# START OF DATA LINES

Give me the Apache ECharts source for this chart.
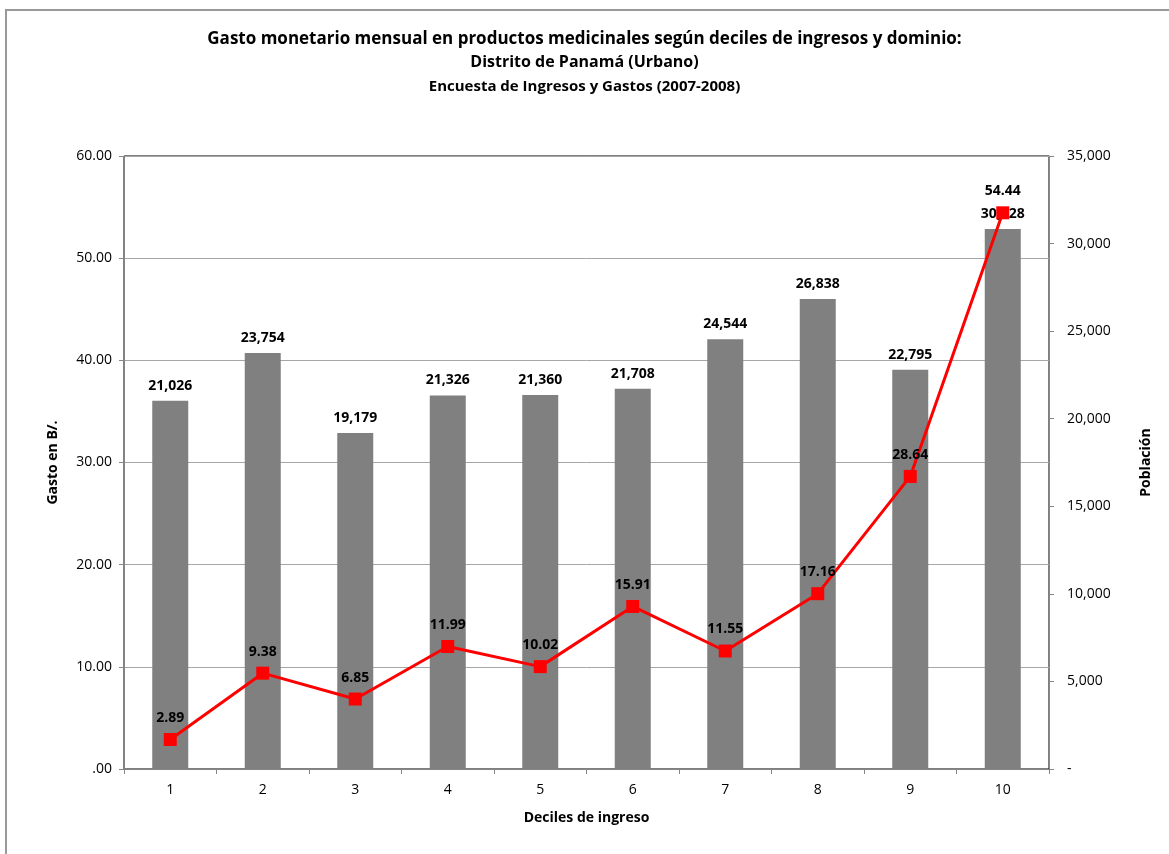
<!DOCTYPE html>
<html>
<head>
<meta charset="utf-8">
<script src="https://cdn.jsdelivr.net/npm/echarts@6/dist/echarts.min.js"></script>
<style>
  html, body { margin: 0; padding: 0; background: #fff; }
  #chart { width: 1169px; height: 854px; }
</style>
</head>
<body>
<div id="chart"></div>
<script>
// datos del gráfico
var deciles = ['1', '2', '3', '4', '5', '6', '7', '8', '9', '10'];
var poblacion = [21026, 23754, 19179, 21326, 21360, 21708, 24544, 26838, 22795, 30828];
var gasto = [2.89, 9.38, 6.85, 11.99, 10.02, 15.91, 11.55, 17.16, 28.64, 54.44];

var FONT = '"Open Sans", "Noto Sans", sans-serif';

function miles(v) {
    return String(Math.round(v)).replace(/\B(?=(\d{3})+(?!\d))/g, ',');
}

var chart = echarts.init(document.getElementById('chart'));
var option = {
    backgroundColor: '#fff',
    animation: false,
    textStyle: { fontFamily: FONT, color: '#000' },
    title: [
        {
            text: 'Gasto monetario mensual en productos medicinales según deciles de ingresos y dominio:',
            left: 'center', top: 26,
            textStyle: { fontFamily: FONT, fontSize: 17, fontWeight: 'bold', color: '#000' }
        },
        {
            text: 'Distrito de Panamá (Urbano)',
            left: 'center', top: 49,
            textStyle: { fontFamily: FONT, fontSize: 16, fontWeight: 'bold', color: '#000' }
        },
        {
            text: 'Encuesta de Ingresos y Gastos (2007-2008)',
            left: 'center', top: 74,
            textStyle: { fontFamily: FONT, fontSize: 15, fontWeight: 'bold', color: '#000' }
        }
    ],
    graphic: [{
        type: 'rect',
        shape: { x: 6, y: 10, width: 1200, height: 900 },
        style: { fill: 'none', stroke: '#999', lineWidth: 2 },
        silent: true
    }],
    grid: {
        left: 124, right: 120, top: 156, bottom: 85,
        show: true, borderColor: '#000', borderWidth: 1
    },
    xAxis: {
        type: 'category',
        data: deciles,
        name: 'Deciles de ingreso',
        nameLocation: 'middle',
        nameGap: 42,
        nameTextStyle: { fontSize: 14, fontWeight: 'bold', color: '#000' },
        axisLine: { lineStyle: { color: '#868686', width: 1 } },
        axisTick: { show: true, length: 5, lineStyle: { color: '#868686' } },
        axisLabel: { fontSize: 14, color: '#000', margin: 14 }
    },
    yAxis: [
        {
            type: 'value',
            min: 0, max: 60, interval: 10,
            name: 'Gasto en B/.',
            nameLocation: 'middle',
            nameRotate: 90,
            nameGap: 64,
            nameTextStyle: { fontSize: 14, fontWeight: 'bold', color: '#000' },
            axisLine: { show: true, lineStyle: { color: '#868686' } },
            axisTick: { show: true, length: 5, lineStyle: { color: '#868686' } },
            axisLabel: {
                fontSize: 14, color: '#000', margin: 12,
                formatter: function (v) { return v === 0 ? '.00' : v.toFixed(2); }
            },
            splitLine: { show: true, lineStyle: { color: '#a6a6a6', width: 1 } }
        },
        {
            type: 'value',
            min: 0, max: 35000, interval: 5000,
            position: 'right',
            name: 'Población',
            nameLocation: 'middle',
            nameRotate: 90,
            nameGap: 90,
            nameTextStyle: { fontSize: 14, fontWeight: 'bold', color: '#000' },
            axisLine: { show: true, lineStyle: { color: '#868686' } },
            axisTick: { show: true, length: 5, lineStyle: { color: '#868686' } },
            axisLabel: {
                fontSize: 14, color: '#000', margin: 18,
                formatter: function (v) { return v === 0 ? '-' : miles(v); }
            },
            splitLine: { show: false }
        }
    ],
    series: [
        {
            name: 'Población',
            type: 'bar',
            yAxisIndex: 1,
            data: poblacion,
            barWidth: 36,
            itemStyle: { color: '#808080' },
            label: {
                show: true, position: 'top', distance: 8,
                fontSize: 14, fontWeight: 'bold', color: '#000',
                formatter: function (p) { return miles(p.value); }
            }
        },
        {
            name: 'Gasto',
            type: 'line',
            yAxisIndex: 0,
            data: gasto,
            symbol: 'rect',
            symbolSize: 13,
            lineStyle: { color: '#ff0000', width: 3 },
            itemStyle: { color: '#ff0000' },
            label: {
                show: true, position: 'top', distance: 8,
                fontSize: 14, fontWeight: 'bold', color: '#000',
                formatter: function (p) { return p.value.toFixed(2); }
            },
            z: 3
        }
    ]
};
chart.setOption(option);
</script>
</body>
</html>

# END OF DATA LINES

(TASK OBJECTIVE)
Quote every line word for word and keep the images out of the copy.

(REPLY)
Give me the Apache ECharts source for this chart.
<!DOCTYPE html>
<html>
<head>
<meta charset="utf-8">
<script src="https://cdn.jsdelivr.net/npm/echarts@6/dist/echarts.min.js"></script>
<style>
  html, body { margin: 0; padding: 0; background: #fff; }
  #chart { width: 1169px; height: 854px; }
</style>
</head>
<body>
<div id="chart"></div>
<script>
// datos del gráfico
var deciles = ['1', '2', '3', '4', '5', '6', '7', '8', '9', '10'];
var poblacion = [21026, 23754, 19179, 21326, 21360, 21708, 24544, 26838, 22795, 30828];
var gasto = [2.89, 9.38, 6.85, 11.99, 10.02, 15.91, 11.55, 17.16, 28.64, 54.44];

var FONT = '"Open Sans", "Noto Sans", sans-serif';

function miles(v) {
    return String(Math.round(v)).replace(/\B(?=(\d{3})+(?!\d))/g, ',');
}

var chart = echarts.init(document.getElementById('chart'));
var option = {
    backgroundColor: '#fff',
    animation: false,
    textStyle: { fontFamily: FONT, color: '#000' },
    title: [
        {
            text: 'Gasto monetario mensual en productos medicinales según deciles de ingresos y dominio:',
            left: 'center', top: 26,
            textStyle: { fontFamily: FONT, fontSize: 17, fontWeight: 'bold', color: '#000' }
        },
        {
            text: 'Distrito de Panamá (Urbano)',
            left: 'center', top: 49,
            textStyle: { fontFamily: FONT, fontSize: 16, fontWeight: 'bold', color: '#000' }
        },
        {
            text: 'Encuesta de Ingresos y Gastos (2007-2008)',
            left: 'center', top: 74,
            textStyle: { fontFamily: FONT, fontSize: 15, fontWeight: 'bold', color: '#000' }
        }
    ],
    graphic: [{
        type: 'rect',
        shape: { x: 6, y: 10, width: 1200, height: 900 },
        style: { fill: 'none', stroke: '#999', lineWidth: 2 },
        silent: true
    }],
    grid: {
        left: 124, right: 120, top: 156, bottom: 85,
        show: true, borderColor: '#000', borderWidth: 1
    },
    xAxis: {
        type: 'category',
        data: deciles,
        name: 'Deciles de ingreso',
        nameLocation: 'middle',
        nameGap: 42,
        nameTextStyle: { fontSize: 14, fontWeight: 'bold', color: '#000' },
        axisLine: { lineStyle: { color: '#868686', width: 1 } },
        axisTick: { show: true, length: 5, lineStyle: { color: '#868686' } },
        axisLabel: { fontSize: 14, color: '#000', margin: 14 }
    },
    yAxis: [
        {
            type: 'value',
            min: 0, max: 60, interval: 10,
            name: 'Gasto en B/.',
            nameLocation: 'middle',
            nameRotate: 90,
            nameGap: 64,
            nameTextStyle: { fontSize: 14, fontWeight: 'bold', color: '#000' },
            axisLine: { show: true, lineStyle: { color: '#868686' } },
            axisTick: { show: true, length: 5, lineStyle: { color: '#868686' } },
            axisLabel: {
                fontSize: 14, color: '#000', margin: 12,
                formatter: function (v) { return v === 0 ? '.00' : v.toFixed(2); }
            },
            splitLine: { show: true, lineStyle: { color: '#a6a6a6', width: 1 } }
        },
        {
            type: 'value',
            min: 0, max: 35000, interval: 5000,
            position: 'right',
            name: 'Población',
            nameLocation: 'middle',
            nameRotate: 90,
            nameGap: 90,
            nameTextStyle: { fontSize: 14, fontWeight: 'bold', color: '#000' },
            axisLine: { show: true, lineStyle: { color: '#868686' } },
            axisTick: { show: true, length: 5, lineStyle: { color: '#868686' } },
            axisLabel: {
                fontSize: 14, color: '#000', margin: 18,
                formatter: function (v) { return v === 0 ? '-' : miles(v); }
            },
            splitLine: { show: false }
        }
    ],
    series: [
        {
            name: 'Población',
            type: 'bar',
            yAxisIndex: 1,
            data: poblacion,
            barWidth: 36,
            itemStyle: { color: '#808080' },
            label: {
                show: true, position: 'top', distance: 8,
                fontSize: 14, fontWeight: 'bold', color: '#000',
                formatter: function (p) { return miles(p.value); }
            }
        },
        {
            name: 'Gasto',
            type: 'line',
            yAxisIndex: 0,
            data: gasto,
            symbol: 'rect',
            symbolSize: 13,
            lineStyle: { color: '#ff0000', width: 3 },
            itemStyle: { color: '#ff0000' },
            label: {
                show: true, position: 'top', distance: 8,
                fontSize: 14, fontWeight: 'bold', color: '#000',
                formatter: function (p) { return p.value.toFixed(2); }
            },
            z: 3
        }
    ]
};
chart.setOption(option);
</script>
</body>
</html>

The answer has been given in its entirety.